• **Your objective**: Copy out the records in full, word for word, without pictures.

• **Recorded data**:
+ + + + +

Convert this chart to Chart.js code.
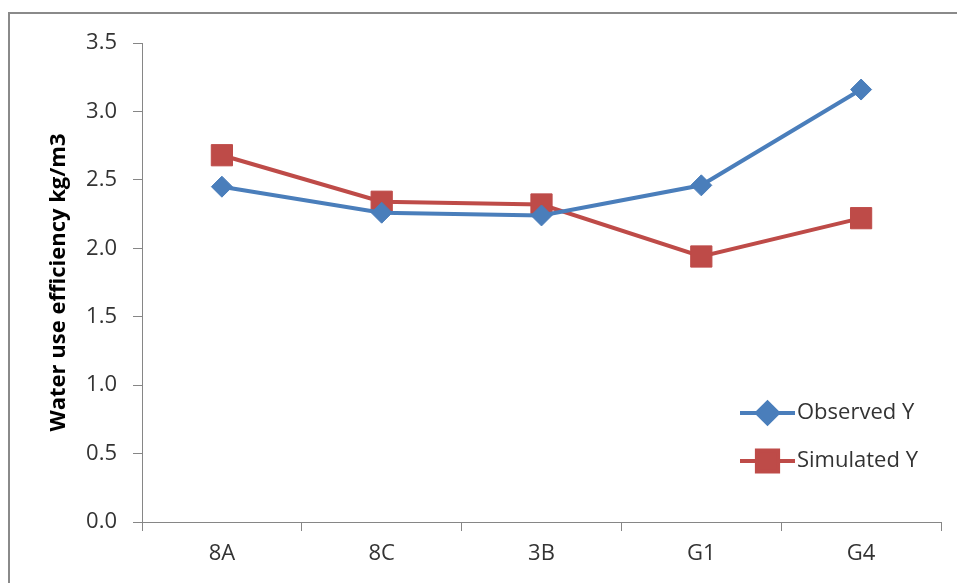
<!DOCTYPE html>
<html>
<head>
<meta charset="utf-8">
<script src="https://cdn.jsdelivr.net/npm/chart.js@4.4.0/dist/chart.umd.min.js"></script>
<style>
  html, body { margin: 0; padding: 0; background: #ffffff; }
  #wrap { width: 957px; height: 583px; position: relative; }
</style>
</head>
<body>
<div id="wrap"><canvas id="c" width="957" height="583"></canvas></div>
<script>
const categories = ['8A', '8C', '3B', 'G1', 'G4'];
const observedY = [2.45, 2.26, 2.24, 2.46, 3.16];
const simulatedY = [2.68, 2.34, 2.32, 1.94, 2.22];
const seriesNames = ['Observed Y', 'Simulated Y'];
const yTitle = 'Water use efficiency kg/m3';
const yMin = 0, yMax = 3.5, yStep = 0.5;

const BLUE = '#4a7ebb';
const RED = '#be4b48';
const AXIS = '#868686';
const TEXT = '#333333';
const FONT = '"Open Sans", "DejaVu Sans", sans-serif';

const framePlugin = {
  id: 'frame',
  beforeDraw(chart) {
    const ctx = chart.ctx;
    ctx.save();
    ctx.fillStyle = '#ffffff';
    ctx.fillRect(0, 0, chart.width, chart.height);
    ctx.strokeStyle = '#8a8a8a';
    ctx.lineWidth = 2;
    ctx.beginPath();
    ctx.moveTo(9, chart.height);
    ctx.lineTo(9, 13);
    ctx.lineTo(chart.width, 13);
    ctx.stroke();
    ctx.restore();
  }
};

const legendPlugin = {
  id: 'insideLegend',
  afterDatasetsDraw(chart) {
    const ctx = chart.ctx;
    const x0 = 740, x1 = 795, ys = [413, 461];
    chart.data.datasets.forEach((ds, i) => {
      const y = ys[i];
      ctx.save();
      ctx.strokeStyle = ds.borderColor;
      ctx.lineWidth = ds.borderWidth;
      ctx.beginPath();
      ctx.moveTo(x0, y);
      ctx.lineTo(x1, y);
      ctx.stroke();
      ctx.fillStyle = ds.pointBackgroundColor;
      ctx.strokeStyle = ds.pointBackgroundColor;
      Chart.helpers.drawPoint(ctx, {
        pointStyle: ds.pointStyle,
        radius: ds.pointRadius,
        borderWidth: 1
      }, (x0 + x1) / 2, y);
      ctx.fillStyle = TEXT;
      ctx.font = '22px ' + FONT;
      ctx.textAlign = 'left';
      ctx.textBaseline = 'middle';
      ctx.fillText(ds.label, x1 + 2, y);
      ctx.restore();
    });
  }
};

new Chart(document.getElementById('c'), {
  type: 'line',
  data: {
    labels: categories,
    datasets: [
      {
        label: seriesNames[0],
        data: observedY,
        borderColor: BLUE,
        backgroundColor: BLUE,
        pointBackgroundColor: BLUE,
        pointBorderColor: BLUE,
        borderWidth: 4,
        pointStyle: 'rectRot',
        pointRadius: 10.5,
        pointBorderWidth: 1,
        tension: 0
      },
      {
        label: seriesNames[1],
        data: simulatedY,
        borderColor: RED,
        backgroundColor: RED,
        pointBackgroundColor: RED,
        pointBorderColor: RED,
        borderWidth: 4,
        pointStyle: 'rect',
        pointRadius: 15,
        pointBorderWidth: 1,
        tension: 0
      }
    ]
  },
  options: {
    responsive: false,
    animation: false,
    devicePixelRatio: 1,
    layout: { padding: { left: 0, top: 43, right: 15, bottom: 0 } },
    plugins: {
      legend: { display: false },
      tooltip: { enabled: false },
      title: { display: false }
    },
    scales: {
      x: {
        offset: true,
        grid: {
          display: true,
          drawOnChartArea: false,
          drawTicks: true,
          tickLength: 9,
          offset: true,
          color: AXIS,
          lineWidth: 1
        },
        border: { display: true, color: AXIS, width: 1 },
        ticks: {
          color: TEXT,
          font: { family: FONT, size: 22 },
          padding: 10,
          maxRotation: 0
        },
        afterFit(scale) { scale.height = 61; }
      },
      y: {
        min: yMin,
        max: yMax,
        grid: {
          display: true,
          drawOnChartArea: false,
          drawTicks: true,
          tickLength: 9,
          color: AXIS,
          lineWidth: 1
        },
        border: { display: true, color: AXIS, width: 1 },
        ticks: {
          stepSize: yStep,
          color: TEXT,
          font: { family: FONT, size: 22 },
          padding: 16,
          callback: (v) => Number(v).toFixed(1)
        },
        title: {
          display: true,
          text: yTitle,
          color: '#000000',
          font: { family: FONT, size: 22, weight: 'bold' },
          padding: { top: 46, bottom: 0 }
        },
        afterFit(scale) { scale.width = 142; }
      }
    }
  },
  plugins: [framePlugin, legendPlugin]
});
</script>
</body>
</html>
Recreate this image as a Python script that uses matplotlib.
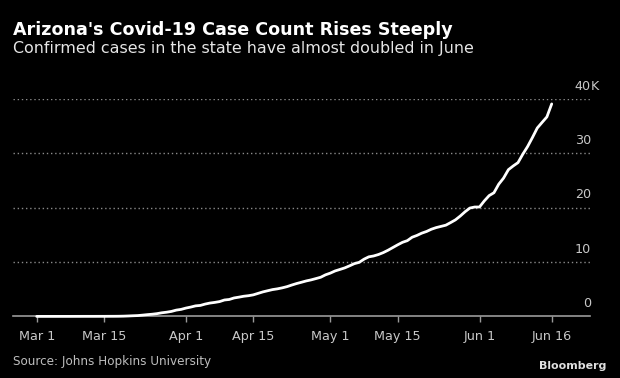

+ + + + +

• **Finished exercise**:
Convert this chart to Chart.js code.
<!DOCTYPE html>
<html>
<head>
<meta charset="utf-8">
<script src="https://cdn.jsdelivr.net/npm/chart.js@4.4.0/dist/chart.umd.min.js"></script>
<style>
  html, body { margin: 0; padding: 0; background: #ffffff; }
  #wrap { width: 957px; height: 583px; position: relative; }
</style>
</head>
<body>
<div id="wrap"><canvas id="c" width="957" height="583"></canvas></div>
<script>
const categories = ['8A', '8C', '3B', 'G1', 'G4'];
const observedY = [2.45, 2.26, 2.24, 2.46, 3.16];
const simulatedY = [2.68, 2.34, 2.32, 1.94, 2.22];
const seriesNames = ['Observed Y', 'Simulated Y'];
const yTitle = 'Water use efficiency kg/m3';
const yMin = 0, yMax = 3.5, yStep = 0.5;

const BLUE = '#4a7ebb';
const RED = '#be4b48';
const AXIS = '#868686';
const TEXT = '#333333';
const FONT = '"Open Sans", "DejaVu Sans", sans-serif';

const framePlugin = {
  id: 'frame',
  beforeDraw(chart) {
    const ctx = chart.ctx;
    ctx.save();
    ctx.fillStyle = '#ffffff';
    ctx.fillRect(0, 0, chart.width, chart.height);
    ctx.strokeStyle = '#8a8a8a';
    ctx.lineWidth = 2;
    ctx.beginPath();
    ctx.moveTo(9, chart.height);
    ctx.lineTo(9, 13);
    ctx.lineTo(chart.width, 13);
    ctx.stroke();
    ctx.restore();
  }
};

const legendPlugin = {
  id: 'insideLegend',
  afterDatasetsDraw(chart) {
    const ctx = chart.ctx;
    const x0 = 740, x1 = 795, ys = [413, 461];
    chart.data.datasets.forEach((ds, i) => {
      const y = ys[i];
      ctx.save();
      ctx.strokeStyle = ds.borderColor;
      ctx.lineWidth = ds.borderWidth;
      ctx.beginPath();
      ctx.moveTo(x0, y);
      ctx.lineTo(x1, y);
      ctx.stroke();
      ctx.fillStyle = ds.pointBackgroundColor;
      ctx.strokeStyle = ds.pointBackgroundColor;
      Chart.helpers.drawPoint(ctx, {
        pointStyle: ds.pointStyle,
        radius: ds.pointRadius,
        borderWidth: 1
      }, (x0 + x1) / 2, y);
      ctx.fillStyle = TEXT;
      ctx.font = '22px ' + FONT;
      ctx.textAlign = 'left';
      ctx.textBaseline = 'middle';
      ctx.fillText(ds.label, x1 + 2, y);
      ctx.restore();
    });
  }
};

new Chart(document.getElementById('c'), {
  type: 'line',
  data: {
    labels: categories,
    datasets: [
      {
        label: seriesNames[0],
        data: observedY,
        borderColor: BLUE,
        backgroundColor: BLUE,
        pointBackgroundColor: BLUE,
        pointBorderColor: BLUE,
        borderWidth: 4,
        pointStyle: 'rectRot',
        pointRadius: 10.5,
        pointBorderWidth: 1,
        tension: 0
      },
      {
        label: seriesNames[1],
        data: simulatedY,
        borderColor: RED,
        backgroundColor: RED,
        pointBackgroundColor: RED,
        pointBorderColor: RED,
        borderWidth: 4,
        pointStyle: 'rect',
        pointRadius: 15,
        pointBorderWidth: 1,
        tension: 0
      }
    ]
  },
  options: {
    responsive: false,
    animation: false,
    devicePixelRatio: 1,
    layout: { padding: { left: 0, top: 43, right: 15, bottom: 0 } },
    plugins: {
      legend: { display: false },
      tooltip: { enabled: false },
      title: { display: false }
    },
    scales: {
      x: {
        offset: true,
        grid: {
          display: true,
          drawOnChartArea: false,
          drawTicks: true,
          tickLength: 9,
          offset: true,
          color: AXIS,
          lineWidth: 1
        },
        border: { display: true, color: AXIS, width: 1 },
        ticks: {
          color: TEXT,
          font: { family: FONT, size: 22 },
          padding: 10,
          maxRotation: 0
        },
        afterFit(scale) { scale.height = 61; }
      },
      y: {
        min: yMin,
        max: yMax,
        grid: {
          display: true,
          drawOnChartArea: false,
          drawTicks: true,
          tickLength: 9,
          color: AXIS,
          lineWidth: 1
        },
        border: { display: true, color: AXIS, width: 1 },
        ticks: {
          stepSize: yStep,
          color: TEXT,
          font: { family: FONT, size: 22 },
          padding: 16,
          callback: (v) => Number(v).toFixed(1)
        },
        title: {
          display: true,
          text: yTitle,
          color: '#000000',
          font: { family: FONT, size: 22, weight: 'bold' },
          padding: { top: 46, bottom: 0 }
        },
        afterFit(scale) { scale.width = 142; }
      }
    }
  },
  plugins: [framePlugin, legendPlugin]
});
</script>
</body>
</html>
Recreate this image as a Python script that uses matplotlib.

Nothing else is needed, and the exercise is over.